The introduction of Participatory budgeting schemes was spurred by cases of corruption, but they face numerous challenges in meeting their goals of providing better services for citizens. First, they have not been supported by local citizens’ groups, the majority of which only represent the interests of specific sectors and not the interest of the community as a whole.

Second, the Portuguese central government has transferred more responsibility to the PB schemes, but has not matched this transfer with adequate funding. The lack of proper economic support undermines these local governments, which can no longer respond adequately to the demands of local citizens, and weakens their political base. Now, these municipalities and juntas de freguesias increasingly rely on the market, as they invest their funds in the hopes of increasing their revenue.

Britain’s scattershot adoption of participatory budgeting demonstrates its unique approach to governance in comparison to its European neighbours. Having a long tradition of local government, but little autonomy granted by the central government, towns and cities have taken up PB at a neighbourhood level rather than city-wide. The Thatcherite reforms of the 1980s saw the wide-scale privatisation of public services, most of which now have different administration and management methods, so PB has served more as a way for local communities to streamline the efforts of already-existing institutions and modernise their services.

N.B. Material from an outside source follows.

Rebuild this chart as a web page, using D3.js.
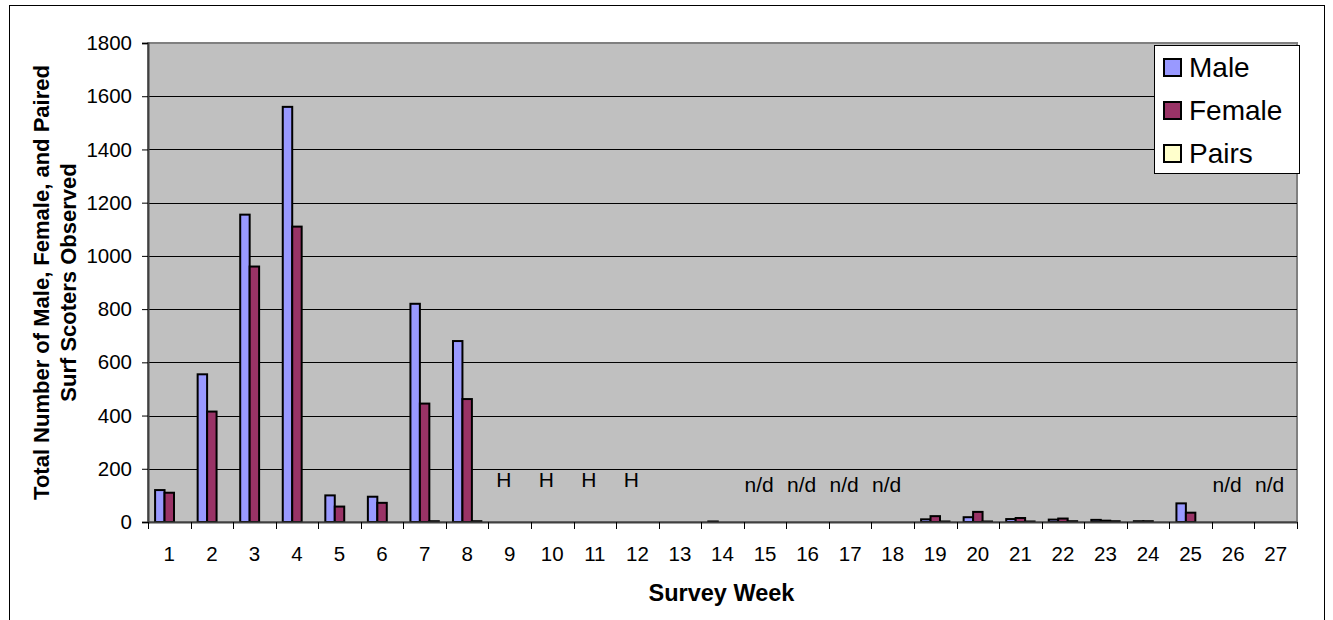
<!DOCTYPE html>
<html>
<head>
<meta charset="utf-8">
<script src="https://cdn.jsdelivr.net/npm/d3@7"></script>
<style>
  html, body { margin: 0; padding: 0; background: #fff; }
  svg { display: block; font-family: "Liberation Sans", Arial, sans-serif; }
</style>
</head>
<body>
<svg id="chart" width="1333" height="620"></svg>
<script>
// Survey weeks along the x axis
const weeks = ["1","2","3","4","5","6","7","8","9","10","11","12","13","14",
               "15","16","17","18","19","20","21","22","23","24","25","26","27"];

// Counts per week (null = no survey that week)
const male   = [120, 555, 1155, 1560, 100, 95, 820, 680, null, null, null, null, 0, 2,
                null, null, null, null, 10, 18, 11, 9, 8, 3, 70, null, null];
const female = [110, 415, 960, 1110, 58, 72, 445, 462, null, null, null, null, 0, 0,
                null, null, null, null, 22, 38, 15, 13, 5, 3, 35, null, null];
const pairs  = [0, 0, 0, 0, 0, 0, 3, 3, null, null, null, null, 0, 0,
                null, null, null, null, 2, 2, 2, 3, 3, 0, 0, null, null];

const seriesNames = ["Male", "Female", "Pairs"];
const seriesColors = ["#9999FF", "#993366", "#FFFFCC"];

// Annotations for weeks without counts
const noteWeeks = ["9", "10", "11", "12", "15", "16", "17", "18", "26", "27"];
const noteTexts = ["H", "H", "H", "H", "n/d", "n/d", "n/d", "n/d", "n/d", "n/d"];

const yTicks = [0, 200, 400, 600, 800, 1000, 1200, 1400, 1600, 1800];

const svg = d3.select("#chart");
const FONT = "Liberation Sans, Arial, sans-serif";

// Outer chart frame
svg.append("rect")
  .attr("x", 9.5).attr("y", 5.5)
  .attr("width", 1315).attr("height", 630)
  .attr("fill", "#fff").attr("stroke", "#000").attr("stroke-width", 1);

const plot = { left: 148, right: 1297, top: 43, bottom: 522 };

const x = d3.scaleBand().domain(weeks).range([plot.left, plot.right]).padding(0);
const xs = d3.scaleBand().domain(seriesNames).range([0, x.bandwidth()])
  .paddingInner(0).paddingOuter(0.75);
const y = d3.scaleLinear().domain([0, 1800]).range([plot.bottom, plot.top]);

// Plot background
svg.append("rect")
  .attr("x", plot.left).attr("y", plot.top)
  .attr("width", plot.right - plot.left).attr("height", plot.bottom - plot.top)
  .attr("fill", "#C0C0C0").attr("stroke", "#808080").attr("stroke-width", 2);

// Horizontal gridlines
svg.append("g").selectAll("line")
  .data(yTicks.filter(d => d > 0 && d < 1800))
  .join("line")
  .attr("x1", plot.left).attr("x2", plot.right)
  .attr("y1", d => Math.round(y(d)) + 0.5).attr("y2", d => Math.round(y(d)) + 0.5)
  .attr("stroke", "#000").attr("stroke-width", 1);

// Bars
const seriesData = [male, female, pairs];
const barRows = [];
seriesData.forEach((vals, si) => {
  vals.forEach((v, i) => {
    if (v !== null) barRows.push({ week: weeks[i], series: seriesNames[si], value: v, si });
  });
});

svg.append("g").selectAll("rect")
  .data(barRows)
  .join("rect")
  .attr("x", d => x(d.week) + xs(d.series))
  .attr("y", d => y(d.value))
  .attr("width", xs.bandwidth())
  .attr("height", d => y(0) - y(d.value))
  .attr("fill", d => seriesColors[d.si])
  .attr("stroke", "#000")
  .attr("stroke-width", 2);

// Y axis
const yAxis = d3.axisLeft(y).tickValues(yTicks).tickFormat(d3.format("d"))
  .tickSize(6).tickPadding(10);
const gy = svg.append("g").attr("transform", `translate(${plot.left},0)`).call(yAxis);
gy.select(".domain").attr("stroke", "#404040").attr("stroke-width", 2);
gy.selectAll(".tick line").attr("stroke", "#000");
gy.selectAll(".tick text").attr("font-size", 20.5).attr("fill", "#000")
  .attr("font-family", FONT);

// X axis: labels centred on categories, tick marks between categories
const xAxis = d3.axisBottom(x).tickSize(0).tickPadding(24).tickSizeOuter(0);
const gx = svg.append("g").attr("transform", `translate(0,${plot.bottom})`).call(xAxis);
gx.select(".domain").attr("stroke", "#404040").attr("stroke-width", 2);
gx.selectAll(".tick text").attr("font-size", 20.5).attr("fill", "#000")
  .attr("font-family", FONT);

const boundaries = weeks.map(w => x(w)).concat([x.range()[1]]);
svg.append("g").selectAll("line")
  .data(boundaries)
  .join("line")
  .attr("x1", d => Math.round(d) + 0.5).attr("x2", d => Math.round(d) + 0.5)
  .attr("y1", plot.bottom).attr("y2", plot.bottom + 7)
  .attr("stroke", "#000");

// Notes for weeks without data
svg.append("g").selectAll("text")
  .data(noteWeeks.map((w, i) => ({ w, t: noteTexts[i] })))
  .join("text")
  .attr("x", d => x(d.w) + x.bandwidth() / 2 - 6)
  .attr("y", d => d.t === "H" ? 487 : 492)
  .attr("text-anchor", "middle")
  .attr("font-size", 21)
  .text(d => d.t);

// Axis titles
svg.append("text")
  .attr("x", (plot.left + plot.right) / 2 - 1)
  .attr("y", 601)
  .attr("text-anchor", "middle")
  .attr("font-size", 23.5).attr("font-weight", "bold")
  .text("Survey Week");

const yTitle = svg.append("text")
  .attr("transform", `translate(49,${(plot.top + plot.bottom) / 2}) rotate(-90)`)
  .attr("text-anchor", "middle")
  .attr("font-size", 22).attr("font-weight", "bold");
yTitle.append("tspan").attr("x", 0).attr("dy", 0).text("Total Number of Male, Female, and Paired");
yTitle.append("tspan").attr("x", 0).attr("dy", 27).text("Surf Scoters Observed");

// Legend
const legend = svg.append("g").attr("transform", "translate(1154,45)");
legend.append("rect")
  .attr("x", 0.5).attr("y", 0.5).attr("width", 145).attr("height", 128)
  .attr("fill", "#fff").attr("stroke", "#000").attr("stroke-width", 1);
seriesNames.forEach((name, i) => {
  const cy = 22 + i * 43;
  legend.append("rect")
    .attr("x", 10).attr("y", cy - 8).attr("width", 17).attr("height", 17)
    .attr("fill", seriesColors[i]).attr("stroke", "#000").attr("stroke-width", 2);
  legend.append("text")
    .attr("x", 35).attr("y", cy + 10)
    .attr("font-size", 28)
    .text(name);
});
</script>
</body>
</html>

Funding is also an issue for British towns, as they must rely on money granted to ‘partnerships’ – in which the private sector is often dominant – to finance local projects. This is demonstrated in the spread of public-private partnerships (the involvement of the private sector in public finances) throughout the UK, everywhere from a project to improve street lighting in Brent to the maintenance of the railways. This form of participatory budgeting is especially likely to emerge in countries with a strong neoliberal bent, as is also evident in Poland’s adaptation of PB measures.

The most widespread form of participatory democracy and budgeting throughout Europe appears to be ‘democracy in proximity’, in which centralised states hope to bring government closer to the people by introducing local councils and regional seats. In this model, at work in France and, to an extent, Portugal, citizens remain a listening-post, with no real participative power.

It is countries that have stayed closest to Porto Alegre’s model that have had the most success in getting actual citizen input into policy decisions, and where the introduction of participatory budgeting has resulted in the improvement of impoverished areas of cities which, under previous budgetary methods, had been neglected.